↓↓↓
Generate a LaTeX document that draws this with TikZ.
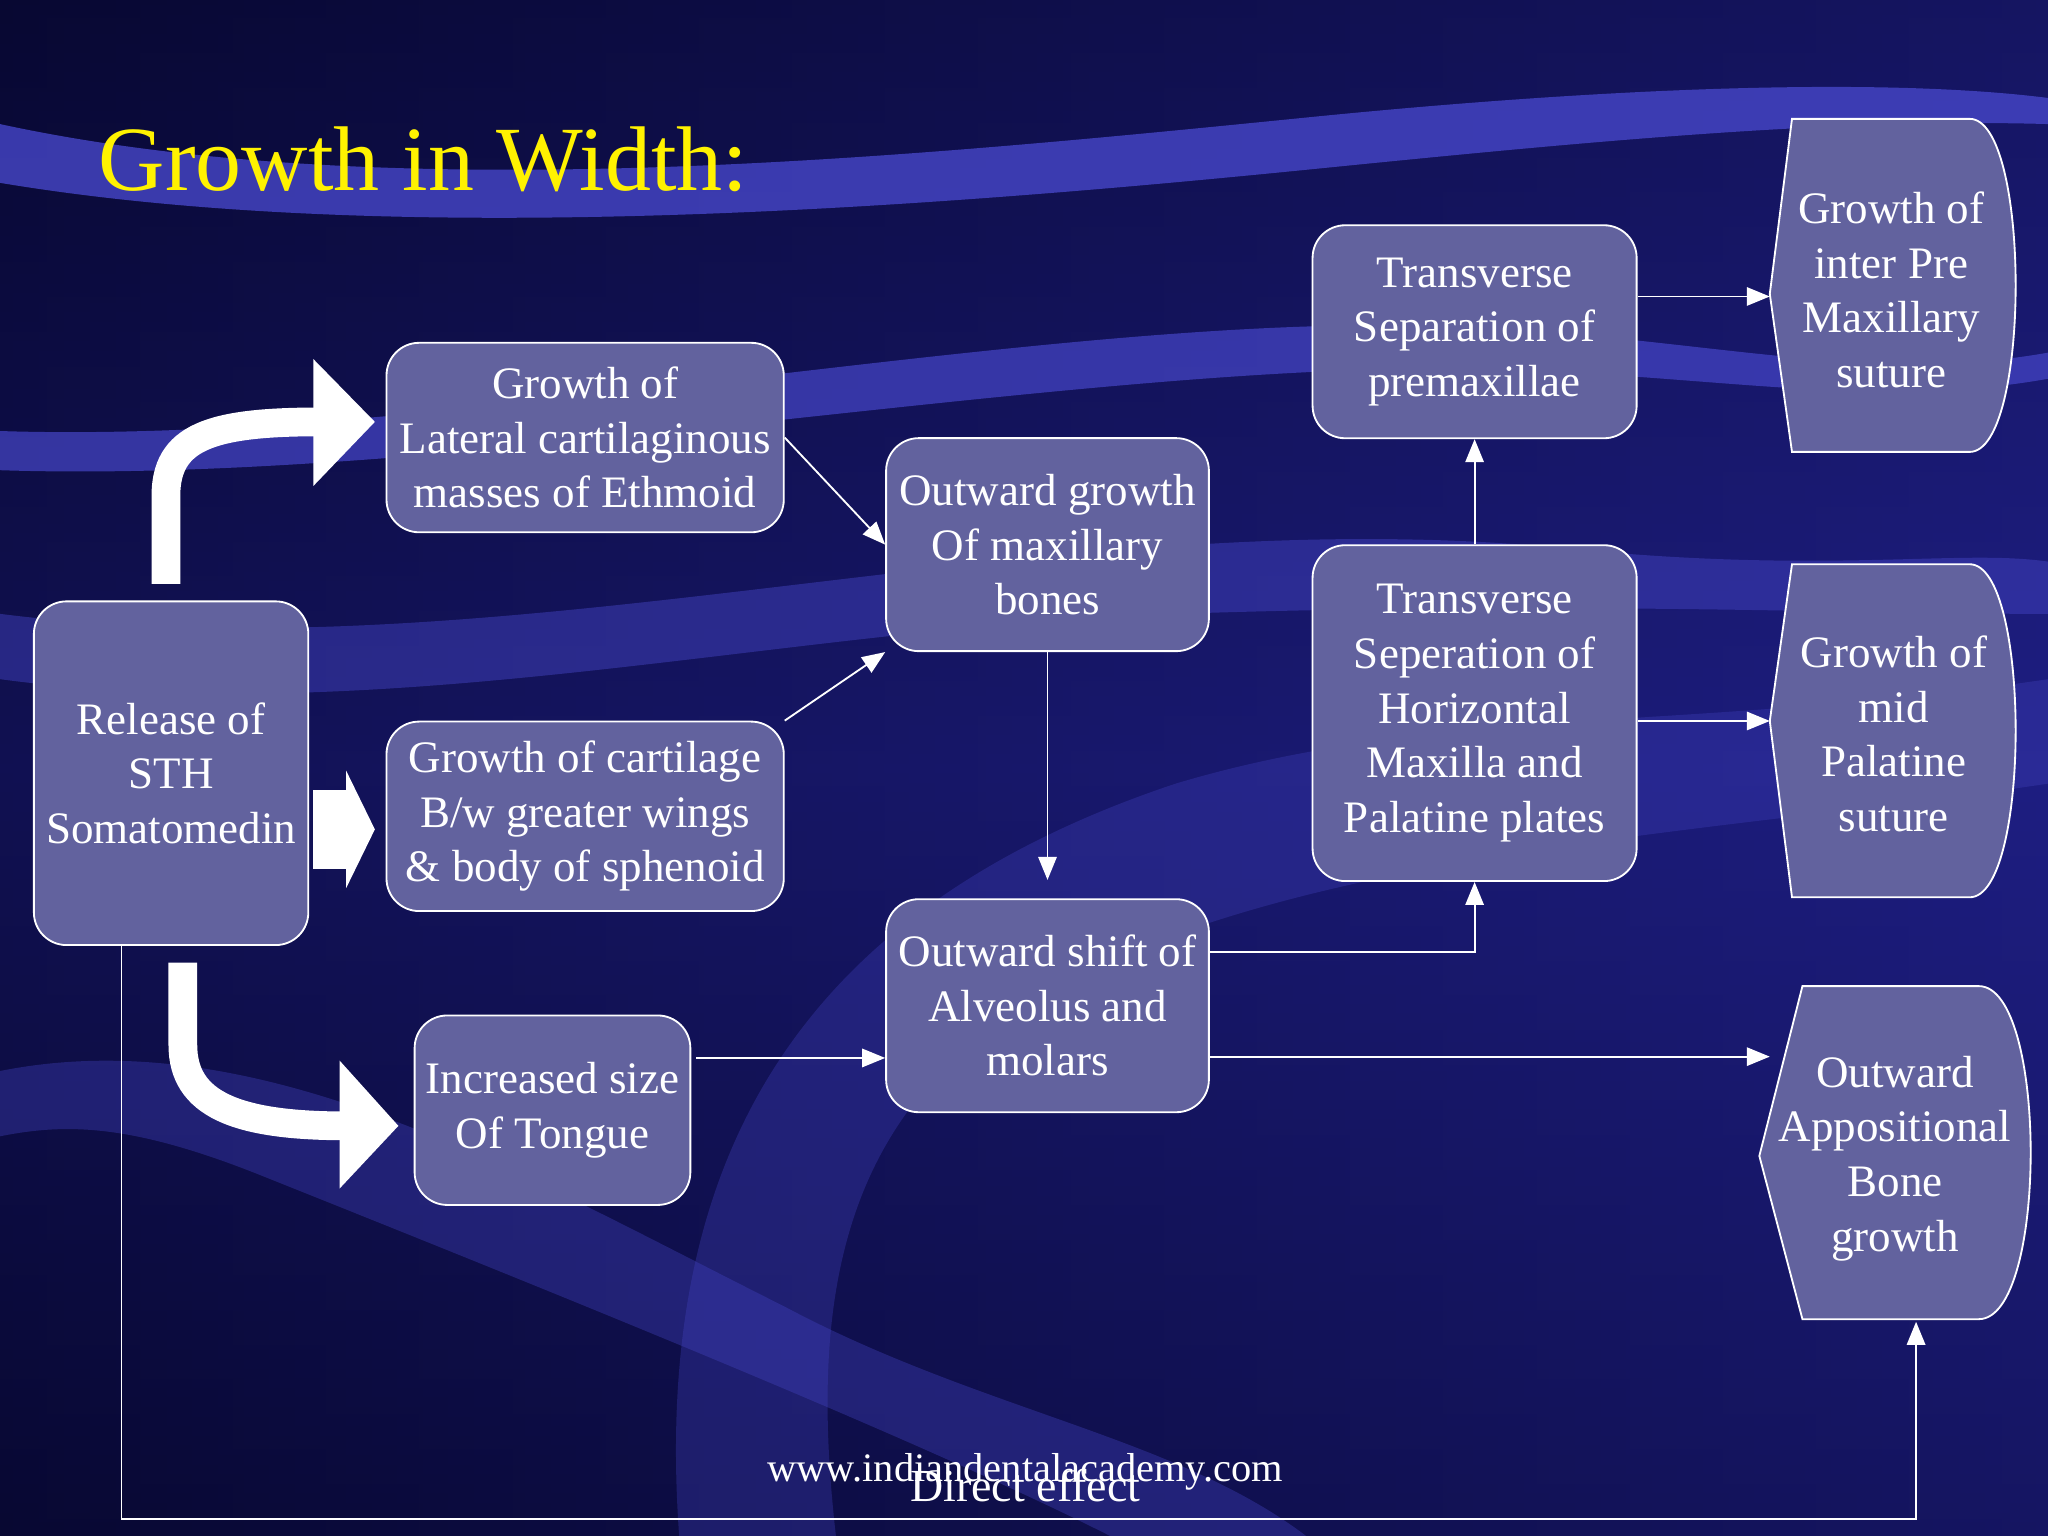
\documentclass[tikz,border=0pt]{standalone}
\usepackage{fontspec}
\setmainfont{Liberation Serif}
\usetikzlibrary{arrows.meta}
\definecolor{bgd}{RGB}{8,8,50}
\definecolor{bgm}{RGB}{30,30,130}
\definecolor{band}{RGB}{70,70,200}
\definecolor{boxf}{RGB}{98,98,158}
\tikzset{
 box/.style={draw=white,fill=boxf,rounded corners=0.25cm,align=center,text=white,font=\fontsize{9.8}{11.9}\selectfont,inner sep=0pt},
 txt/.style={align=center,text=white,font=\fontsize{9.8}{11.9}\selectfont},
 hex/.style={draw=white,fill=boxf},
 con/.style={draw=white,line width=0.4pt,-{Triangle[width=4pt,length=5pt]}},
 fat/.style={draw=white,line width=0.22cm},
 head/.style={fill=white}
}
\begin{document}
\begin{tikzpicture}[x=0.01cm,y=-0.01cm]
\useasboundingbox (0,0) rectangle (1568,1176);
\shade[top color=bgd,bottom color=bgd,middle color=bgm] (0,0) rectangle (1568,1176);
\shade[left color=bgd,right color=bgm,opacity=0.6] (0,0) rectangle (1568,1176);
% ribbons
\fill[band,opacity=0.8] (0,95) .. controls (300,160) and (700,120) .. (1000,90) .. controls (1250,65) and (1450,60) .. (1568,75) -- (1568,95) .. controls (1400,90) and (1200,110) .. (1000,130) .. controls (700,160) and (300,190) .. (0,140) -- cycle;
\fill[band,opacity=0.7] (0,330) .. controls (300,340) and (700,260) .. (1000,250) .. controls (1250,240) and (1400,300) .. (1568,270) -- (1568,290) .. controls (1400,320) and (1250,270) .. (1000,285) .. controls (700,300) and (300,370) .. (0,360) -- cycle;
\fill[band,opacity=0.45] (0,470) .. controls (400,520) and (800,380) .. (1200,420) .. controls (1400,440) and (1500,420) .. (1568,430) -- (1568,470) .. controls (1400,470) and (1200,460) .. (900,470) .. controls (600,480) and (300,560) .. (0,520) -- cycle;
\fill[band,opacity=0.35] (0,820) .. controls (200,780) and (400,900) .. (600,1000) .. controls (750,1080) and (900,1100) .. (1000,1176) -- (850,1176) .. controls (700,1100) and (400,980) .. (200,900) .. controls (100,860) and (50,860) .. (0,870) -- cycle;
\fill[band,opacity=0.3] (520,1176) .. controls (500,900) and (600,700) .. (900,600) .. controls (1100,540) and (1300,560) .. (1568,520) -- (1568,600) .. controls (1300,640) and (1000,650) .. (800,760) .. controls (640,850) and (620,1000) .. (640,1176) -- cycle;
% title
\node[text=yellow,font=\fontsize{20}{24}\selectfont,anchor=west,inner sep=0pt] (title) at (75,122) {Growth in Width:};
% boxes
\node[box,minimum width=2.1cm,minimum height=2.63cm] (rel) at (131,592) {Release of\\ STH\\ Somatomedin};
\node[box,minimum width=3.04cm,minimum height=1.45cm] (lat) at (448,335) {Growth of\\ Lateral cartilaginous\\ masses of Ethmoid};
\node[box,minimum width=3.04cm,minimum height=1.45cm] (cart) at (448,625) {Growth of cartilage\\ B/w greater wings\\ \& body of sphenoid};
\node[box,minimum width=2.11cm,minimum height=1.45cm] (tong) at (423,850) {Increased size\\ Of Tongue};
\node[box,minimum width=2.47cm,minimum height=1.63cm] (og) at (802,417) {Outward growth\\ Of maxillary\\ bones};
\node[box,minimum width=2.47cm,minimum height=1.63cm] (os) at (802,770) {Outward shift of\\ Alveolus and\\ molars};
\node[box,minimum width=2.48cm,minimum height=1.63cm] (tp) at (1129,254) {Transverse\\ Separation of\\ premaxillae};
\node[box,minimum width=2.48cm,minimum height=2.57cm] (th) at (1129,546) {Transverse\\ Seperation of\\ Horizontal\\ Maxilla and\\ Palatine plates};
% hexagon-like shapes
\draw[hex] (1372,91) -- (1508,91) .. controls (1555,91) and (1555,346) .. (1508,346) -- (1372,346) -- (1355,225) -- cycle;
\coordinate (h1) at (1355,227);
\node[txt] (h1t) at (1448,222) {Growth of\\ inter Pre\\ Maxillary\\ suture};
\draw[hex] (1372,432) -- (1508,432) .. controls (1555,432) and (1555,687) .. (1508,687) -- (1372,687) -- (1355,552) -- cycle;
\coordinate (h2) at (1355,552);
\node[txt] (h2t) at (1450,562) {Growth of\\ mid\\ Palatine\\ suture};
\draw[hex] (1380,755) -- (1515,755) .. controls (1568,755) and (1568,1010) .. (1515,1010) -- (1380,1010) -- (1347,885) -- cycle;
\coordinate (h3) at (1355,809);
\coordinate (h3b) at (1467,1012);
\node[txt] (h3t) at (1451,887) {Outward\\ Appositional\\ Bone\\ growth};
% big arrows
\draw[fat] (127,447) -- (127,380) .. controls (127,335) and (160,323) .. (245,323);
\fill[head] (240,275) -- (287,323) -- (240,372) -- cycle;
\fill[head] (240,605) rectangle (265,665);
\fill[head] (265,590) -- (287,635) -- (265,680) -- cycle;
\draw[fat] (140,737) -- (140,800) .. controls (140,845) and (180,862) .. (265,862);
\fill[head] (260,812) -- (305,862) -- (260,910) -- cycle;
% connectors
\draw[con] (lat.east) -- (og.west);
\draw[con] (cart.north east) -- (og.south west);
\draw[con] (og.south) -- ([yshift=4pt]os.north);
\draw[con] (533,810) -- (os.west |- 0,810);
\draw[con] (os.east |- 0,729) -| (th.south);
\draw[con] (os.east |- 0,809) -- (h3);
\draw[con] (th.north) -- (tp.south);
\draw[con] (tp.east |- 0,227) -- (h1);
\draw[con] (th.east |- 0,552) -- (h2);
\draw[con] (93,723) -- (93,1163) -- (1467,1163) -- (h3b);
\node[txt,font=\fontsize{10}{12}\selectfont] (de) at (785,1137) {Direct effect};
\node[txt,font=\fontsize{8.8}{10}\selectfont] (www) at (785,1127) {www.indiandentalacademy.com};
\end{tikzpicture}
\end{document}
↑↑↑
Exercise:
Transcribe the whole listing, character for character, but not its images.

Task solution:
Generate a LaTeX document that draws this with TikZ.
\documentclass[tikz,border=0pt]{standalone}
\usepackage{fontspec}
\setmainfont{Liberation Serif}
\usetikzlibrary{arrows.meta}
\definecolor{bgd}{RGB}{8,8,50}
\definecolor{bgm}{RGB}{30,30,130}
\definecolor{band}{RGB}{70,70,200}
\definecolor{boxf}{RGB}{98,98,158}
\tikzset{
 box/.style={draw=white,fill=boxf,rounded corners=0.25cm,align=center,text=white,font=\fontsize{9.8}{11.9}\selectfont,inner sep=0pt},
 txt/.style={align=center,text=white,font=\fontsize{9.8}{11.9}\selectfont},
 hex/.style={draw=white,fill=boxf},
 con/.style={draw=white,line width=0.4pt,-{Triangle[width=4pt,length=5pt]}},
 fat/.style={draw=white,line width=0.22cm},
 head/.style={fill=white}
}
\begin{document}
\begin{tikzpicture}[x=0.01cm,y=-0.01cm]
\useasboundingbox (0,0) rectangle (1568,1176);
\shade[top color=bgd,bottom color=bgd,middle color=bgm] (0,0) rectangle (1568,1176);
\shade[left color=bgd,right color=bgm,opacity=0.6] (0,0) rectangle (1568,1176);
% ribbons
\fill[band,opacity=0.8] (0,95) .. controls (300,160) and (700,120) .. (1000,90) .. controls (1250,65) and (1450,60) .. (1568,75) -- (1568,95) .. controls (1400,90) and (1200,110) .. (1000,130) .. controls (700,160) and (300,190) .. (0,140) -- cycle;
\fill[band,opacity=0.7] (0,330) .. controls (300,340) and (700,260) .. (1000,250) .. controls (1250,240) and (1400,300) .. (1568,270) -- (1568,290) .. controls (1400,320) and (1250,270) .. (1000,285) .. controls (700,300) and (300,370) .. (0,360) -- cycle;
\fill[band,opacity=0.45] (0,470) .. controls (400,520) and (800,380) .. (1200,420) .. controls (1400,440) and (1500,420) .. (1568,430) -- (1568,470) .. controls (1400,470) and (1200,460) .. (900,470) .. controls (600,480) and (300,560) .. (0,520) -- cycle;
\fill[band,opacity=0.35] (0,820) .. controls (200,780) and (400,900) .. (600,1000) .. controls (750,1080) and (900,1100) .. (1000,1176) -- (850,1176) .. controls (700,1100) and (400,980) .. (200,900) .. controls (100,860) and (50,860) .. (0,870) -- cycle;
\fill[band,opacity=0.3] (520,1176) .. controls (500,900) and (600,700) .. (900,600) .. controls (1100,540) and (1300,560) .. (1568,520) -- (1568,600) .. controls (1300,640) and (1000,650) .. (800,760) .. controls (640,850) and (620,1000) .. (640,1176) -- cycle;
% title
\node[text=yellow,font=\fontsize{20}{24}\selectfont,anchor=west,inner sep=0pt] (title) at (75,122) {Growth in Width:};
% boxes
\node[box,minimum width=2.1cm,minimum height=2.63cm] (rel) at (131,592) {Release of\\ STH\\ Somatomedin};
\node[box,minimum width=3.04cm,minimum height=1.45cm] (lat) at (448,335) {Growth of\\ Lateral cartilaginous\\ masses of Ethmoid};
\node[box,minimum width=3.04cm,minimum height=1.45cm] (cart) at (448,625) {Growth of cartilage\\ B/w greater wings\\ \& body of sphenoid};
\node[box,minimum width=2.11cm,minimum height=1.45cm] (tong) at (423,850) {Increased size\\ Of Tongue};
\node[box,minimum width=2.47cm,minimum height=1.63cm] (og) at (802,417) {Outward growth\\ Of maxillary\\ bones};
\node[box,minimum width=2.47cm,minimum height=1.63cm] (os) at (802,770) {Outward shift of\\ Alveolus and\\ molars};
\node[box,minimum width=2.48cm,minimum height=1.63cm] (tp) at (1129,254) {Transverse\\ Separation of\\ premaxillae};
\node[box,minimum width=2.48cm,minimum height=2.57cm] (th) at (1129,546) {Transverse\\ Seperation of\\ Horizontal\\ Maxilla and\\ Palatine plates};
% hexagon-like shapes
\draw[hex] (1372,91) -- (1508,91) .. controls (1555,91) and (1555,346) .. (1508,346) -- (1372,346) -- (1355,225) -- cycle;
\coordinate (h1) at (1355,227);
\node[txt] (h1t) at (1448,222) {Growth of\\ inter Pre\\ Maxillary\\ suture};
\draw[hex] (1372,432) -- (1508,432) .. controls (1555,432) and (1555,687) .. (1508,687) -- (1372,687) -- (1355,552) -- cycle;
\coordinate (h2) at (1355,552);
\node[txt] (h2t) at (1450,562) {Growth of\\ mid\\ Palatine\\ suture};
\draw[hex] (1380,755) -- (1515,755) .. controls (1568,755) and (1568,1010) .. (1515,1010) -- (1380,1010) -- (1347,885) -- cycle;
\coordinate (h3) at (1355,809);
\coordinate (h3b) at (1467,1012);
\node[txt] (h3t) at (1451,887) {Outward\\ Appositional\\ Bone\\ growth};
% big arrows
\draw[fat] (127,447) -- (127,380) .. controls (127,335) and (160,323) .. (245,323);
\fill[head] (240,275) -- (287,323) -- (240,372) -- cycle;
\fill[head] (240,605) rectangle (265,665);
\fill[head] (265,590) -- (287,635) -- (265,680) -- cycle;
\draw[fat] (140,737) -- (140,800) .. controls (140,845) and (180,862) .. (265,862);
\fill[head] (260,812) -- (305,862) -- (260,910) -- cycle;
% connectors
\draw[con] (lat.east) -- (og.west);
\draw[con] (cart.north east) -- (og.south west);
\draw[con] (og.south) -- ([yshift=4pt]os.north);
\draw[con] (533,810) -- (os.west |- 0,810);
\draw[con] (os.east |- 0,729) -| (th.south);
\draw[con] (os.east |- 0,809) -- (h3);
\draw[con] (th.north) -- (tp.south);
\draw[con] (tp.east |- 0,227) -- (h1);
\draw[con] (th.east |- 0,552) -- (h2);
\draw[con] (93,723) -- (93,1163) -- (1467,1163) -- (h3b);
\node[txt,font=\fontsize{10}{12}\selectfont] (de) at (785,1137) {Direct effect};
\node[txt,font=\fontsize{8.8}{10}\selectfont] (www) at (785,1127) {www.indiandentalacademy.com};
\end{tikzpicture}
\end{document}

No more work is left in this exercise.